- _WRITTEN INSTRUCTION_
Restate the lines word for word, from the first line of the records through the line containing "const data = binStarts.map((s, i)". Leave out the pictures and anything after that line.

************

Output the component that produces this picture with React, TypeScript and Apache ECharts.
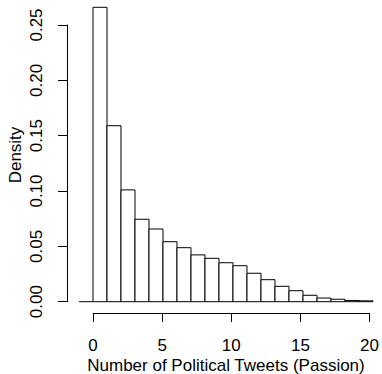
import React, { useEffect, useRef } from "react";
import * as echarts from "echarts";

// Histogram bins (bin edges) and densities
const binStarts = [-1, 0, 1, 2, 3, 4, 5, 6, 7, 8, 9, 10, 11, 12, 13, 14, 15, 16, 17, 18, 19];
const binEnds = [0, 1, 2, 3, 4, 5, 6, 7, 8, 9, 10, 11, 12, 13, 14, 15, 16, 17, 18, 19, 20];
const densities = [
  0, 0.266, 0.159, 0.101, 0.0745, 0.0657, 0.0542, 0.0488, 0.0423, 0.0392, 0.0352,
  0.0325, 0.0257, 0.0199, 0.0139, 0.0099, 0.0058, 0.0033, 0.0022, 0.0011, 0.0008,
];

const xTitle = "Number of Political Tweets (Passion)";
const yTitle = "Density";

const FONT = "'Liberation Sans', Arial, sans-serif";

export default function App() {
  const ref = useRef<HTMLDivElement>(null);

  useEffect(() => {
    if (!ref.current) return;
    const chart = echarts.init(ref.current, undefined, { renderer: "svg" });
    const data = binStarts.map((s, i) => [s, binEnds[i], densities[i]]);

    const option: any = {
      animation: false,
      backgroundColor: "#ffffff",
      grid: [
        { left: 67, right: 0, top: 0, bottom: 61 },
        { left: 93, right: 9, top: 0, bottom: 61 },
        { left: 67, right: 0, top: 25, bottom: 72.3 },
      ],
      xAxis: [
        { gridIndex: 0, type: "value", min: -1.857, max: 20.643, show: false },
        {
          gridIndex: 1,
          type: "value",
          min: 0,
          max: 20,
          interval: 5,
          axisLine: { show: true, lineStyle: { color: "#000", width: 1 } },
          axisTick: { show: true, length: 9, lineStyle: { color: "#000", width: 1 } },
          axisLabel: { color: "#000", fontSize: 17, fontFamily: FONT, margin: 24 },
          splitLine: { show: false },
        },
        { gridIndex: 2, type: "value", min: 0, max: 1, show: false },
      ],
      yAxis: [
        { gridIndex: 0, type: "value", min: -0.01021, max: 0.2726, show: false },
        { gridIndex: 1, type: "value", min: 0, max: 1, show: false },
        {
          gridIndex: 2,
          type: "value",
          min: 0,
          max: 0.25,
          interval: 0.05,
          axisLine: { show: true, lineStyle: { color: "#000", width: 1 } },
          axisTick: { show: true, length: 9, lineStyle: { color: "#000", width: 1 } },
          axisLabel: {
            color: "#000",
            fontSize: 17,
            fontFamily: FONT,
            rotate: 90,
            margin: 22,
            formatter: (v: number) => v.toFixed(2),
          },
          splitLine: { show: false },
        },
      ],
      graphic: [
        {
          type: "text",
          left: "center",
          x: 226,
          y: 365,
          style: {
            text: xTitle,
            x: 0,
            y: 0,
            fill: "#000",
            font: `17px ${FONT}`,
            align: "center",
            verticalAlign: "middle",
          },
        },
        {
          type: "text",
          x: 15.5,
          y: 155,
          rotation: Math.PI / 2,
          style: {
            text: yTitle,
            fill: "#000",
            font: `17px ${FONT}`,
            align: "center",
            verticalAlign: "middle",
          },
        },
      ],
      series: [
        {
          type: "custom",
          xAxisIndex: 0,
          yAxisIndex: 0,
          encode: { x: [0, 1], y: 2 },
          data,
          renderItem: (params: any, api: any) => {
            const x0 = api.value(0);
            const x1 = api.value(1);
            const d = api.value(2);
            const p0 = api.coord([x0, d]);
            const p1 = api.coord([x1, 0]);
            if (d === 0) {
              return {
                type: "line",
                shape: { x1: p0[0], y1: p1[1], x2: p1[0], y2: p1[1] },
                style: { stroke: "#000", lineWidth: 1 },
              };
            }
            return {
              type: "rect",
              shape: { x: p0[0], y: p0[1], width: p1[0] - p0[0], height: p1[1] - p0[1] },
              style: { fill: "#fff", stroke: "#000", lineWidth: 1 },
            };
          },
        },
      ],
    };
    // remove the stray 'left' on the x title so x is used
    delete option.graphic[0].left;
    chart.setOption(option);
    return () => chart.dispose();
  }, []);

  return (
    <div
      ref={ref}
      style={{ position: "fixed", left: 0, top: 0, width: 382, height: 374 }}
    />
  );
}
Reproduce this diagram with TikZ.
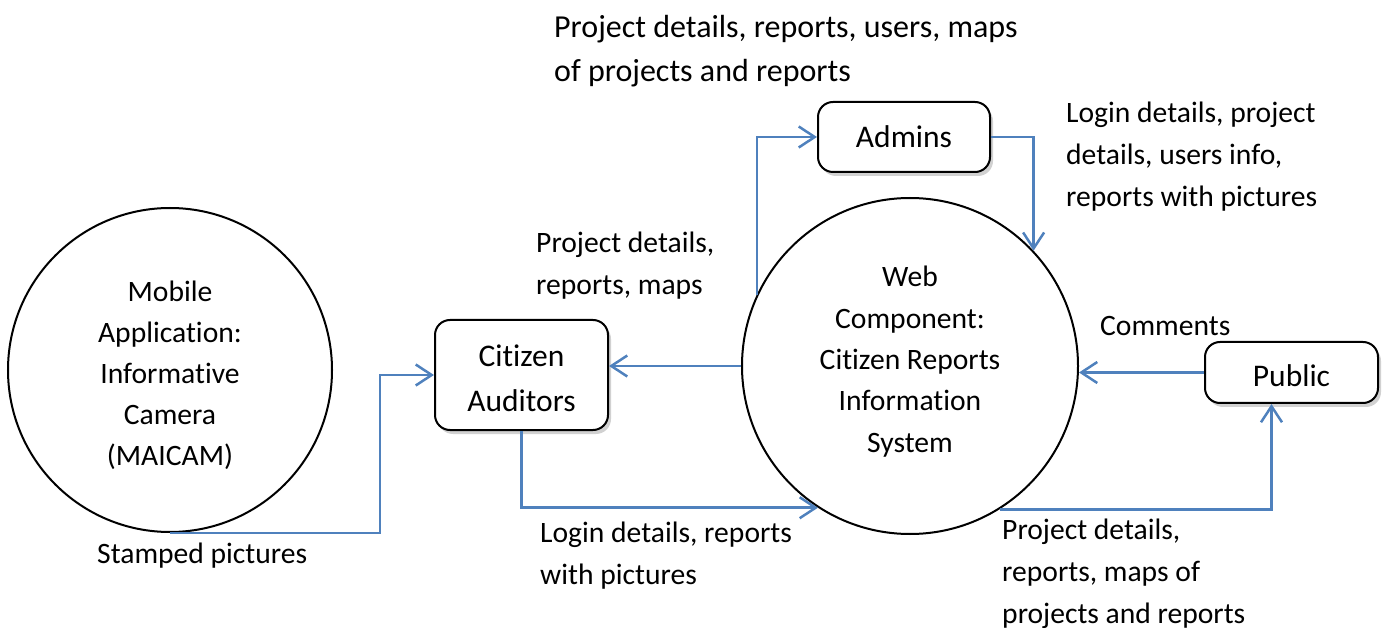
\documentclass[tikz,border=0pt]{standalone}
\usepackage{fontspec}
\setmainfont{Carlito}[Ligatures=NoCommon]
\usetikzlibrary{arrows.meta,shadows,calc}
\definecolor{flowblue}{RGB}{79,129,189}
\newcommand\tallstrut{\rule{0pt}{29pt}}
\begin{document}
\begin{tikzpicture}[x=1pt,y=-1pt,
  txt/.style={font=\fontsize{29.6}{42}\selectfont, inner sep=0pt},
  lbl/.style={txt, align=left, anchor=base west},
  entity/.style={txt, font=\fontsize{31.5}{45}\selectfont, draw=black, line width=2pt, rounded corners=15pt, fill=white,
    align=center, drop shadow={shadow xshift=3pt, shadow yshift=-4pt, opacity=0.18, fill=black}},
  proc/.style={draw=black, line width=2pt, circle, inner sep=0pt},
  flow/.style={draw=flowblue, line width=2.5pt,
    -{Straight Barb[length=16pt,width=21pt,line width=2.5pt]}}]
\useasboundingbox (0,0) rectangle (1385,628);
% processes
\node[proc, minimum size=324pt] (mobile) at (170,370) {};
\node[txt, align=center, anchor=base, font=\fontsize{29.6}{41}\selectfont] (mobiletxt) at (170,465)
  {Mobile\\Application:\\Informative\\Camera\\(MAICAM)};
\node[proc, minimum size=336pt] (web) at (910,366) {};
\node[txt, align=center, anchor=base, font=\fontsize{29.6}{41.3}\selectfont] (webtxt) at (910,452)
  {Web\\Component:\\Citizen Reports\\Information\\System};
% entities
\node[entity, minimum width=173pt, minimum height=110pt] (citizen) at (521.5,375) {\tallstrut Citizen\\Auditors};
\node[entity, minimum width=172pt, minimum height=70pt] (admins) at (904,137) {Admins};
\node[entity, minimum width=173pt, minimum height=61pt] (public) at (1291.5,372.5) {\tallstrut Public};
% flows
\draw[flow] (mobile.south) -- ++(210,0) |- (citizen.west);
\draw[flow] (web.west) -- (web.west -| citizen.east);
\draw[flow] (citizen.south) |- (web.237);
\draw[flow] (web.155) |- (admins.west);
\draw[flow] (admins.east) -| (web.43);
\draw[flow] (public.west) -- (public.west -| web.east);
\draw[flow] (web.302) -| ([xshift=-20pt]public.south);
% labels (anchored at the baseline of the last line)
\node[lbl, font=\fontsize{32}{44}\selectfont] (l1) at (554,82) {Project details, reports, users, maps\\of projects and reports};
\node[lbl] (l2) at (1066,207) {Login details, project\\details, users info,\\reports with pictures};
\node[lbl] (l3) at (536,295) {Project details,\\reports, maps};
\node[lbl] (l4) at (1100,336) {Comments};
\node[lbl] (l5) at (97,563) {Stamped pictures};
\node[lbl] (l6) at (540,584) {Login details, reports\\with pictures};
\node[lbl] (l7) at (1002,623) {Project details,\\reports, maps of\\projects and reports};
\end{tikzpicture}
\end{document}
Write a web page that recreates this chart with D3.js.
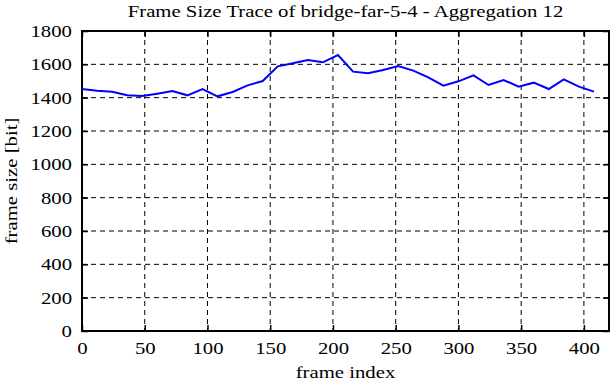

************

- _RESULT OF THIS EXERCISE_
Output the component that produces this picture with React, TypeScript and Apache ECharts.
import React, { useEffect, useRef } from "react";
import * as echarts from "echarts";

// Histogram bins (bin edges) and densities
const binStarts = [-1, 0, 1, 2, 3, 4, 5, 6, 7, 8, 9, 10, 11, 12, 13, 14, 15, 16, 17, 18, 19];
const binEnds = [0, 1, 2, 3, 4, 5, 6, 7, 8, 9, 10, 11, 12, 13, 14, 15, 16, 17, 18, 19, 20];
const densities = [
  0, 0.266, 0.159, 0.101, 0.0745, 0.0657, 0.0542, 0.0488, 0.0423, 0.0392, 0.0352,
  0.0325, 0.0257, 0.0199, 0.0139, 0.0099, 0.0058, 0.0033, 0.0022, 0.0011, 0.0008,
];

const xTitle = "Number of Political Tweets (Passion)";
const yTitle = "Density";

const FONT = "'Liberation Sans', Arial, sans-serif";

export default function App() {
  const ref = useRef<HTMLDivElement>(null);

  useEffect(() => {
    if (!ref.current) return;
    const chart = echarts.init(ref.current, undefined, { renderer: "svg" });
    const data = binStarts.map((s, i) => [s, binEnds[i], densities[i]]);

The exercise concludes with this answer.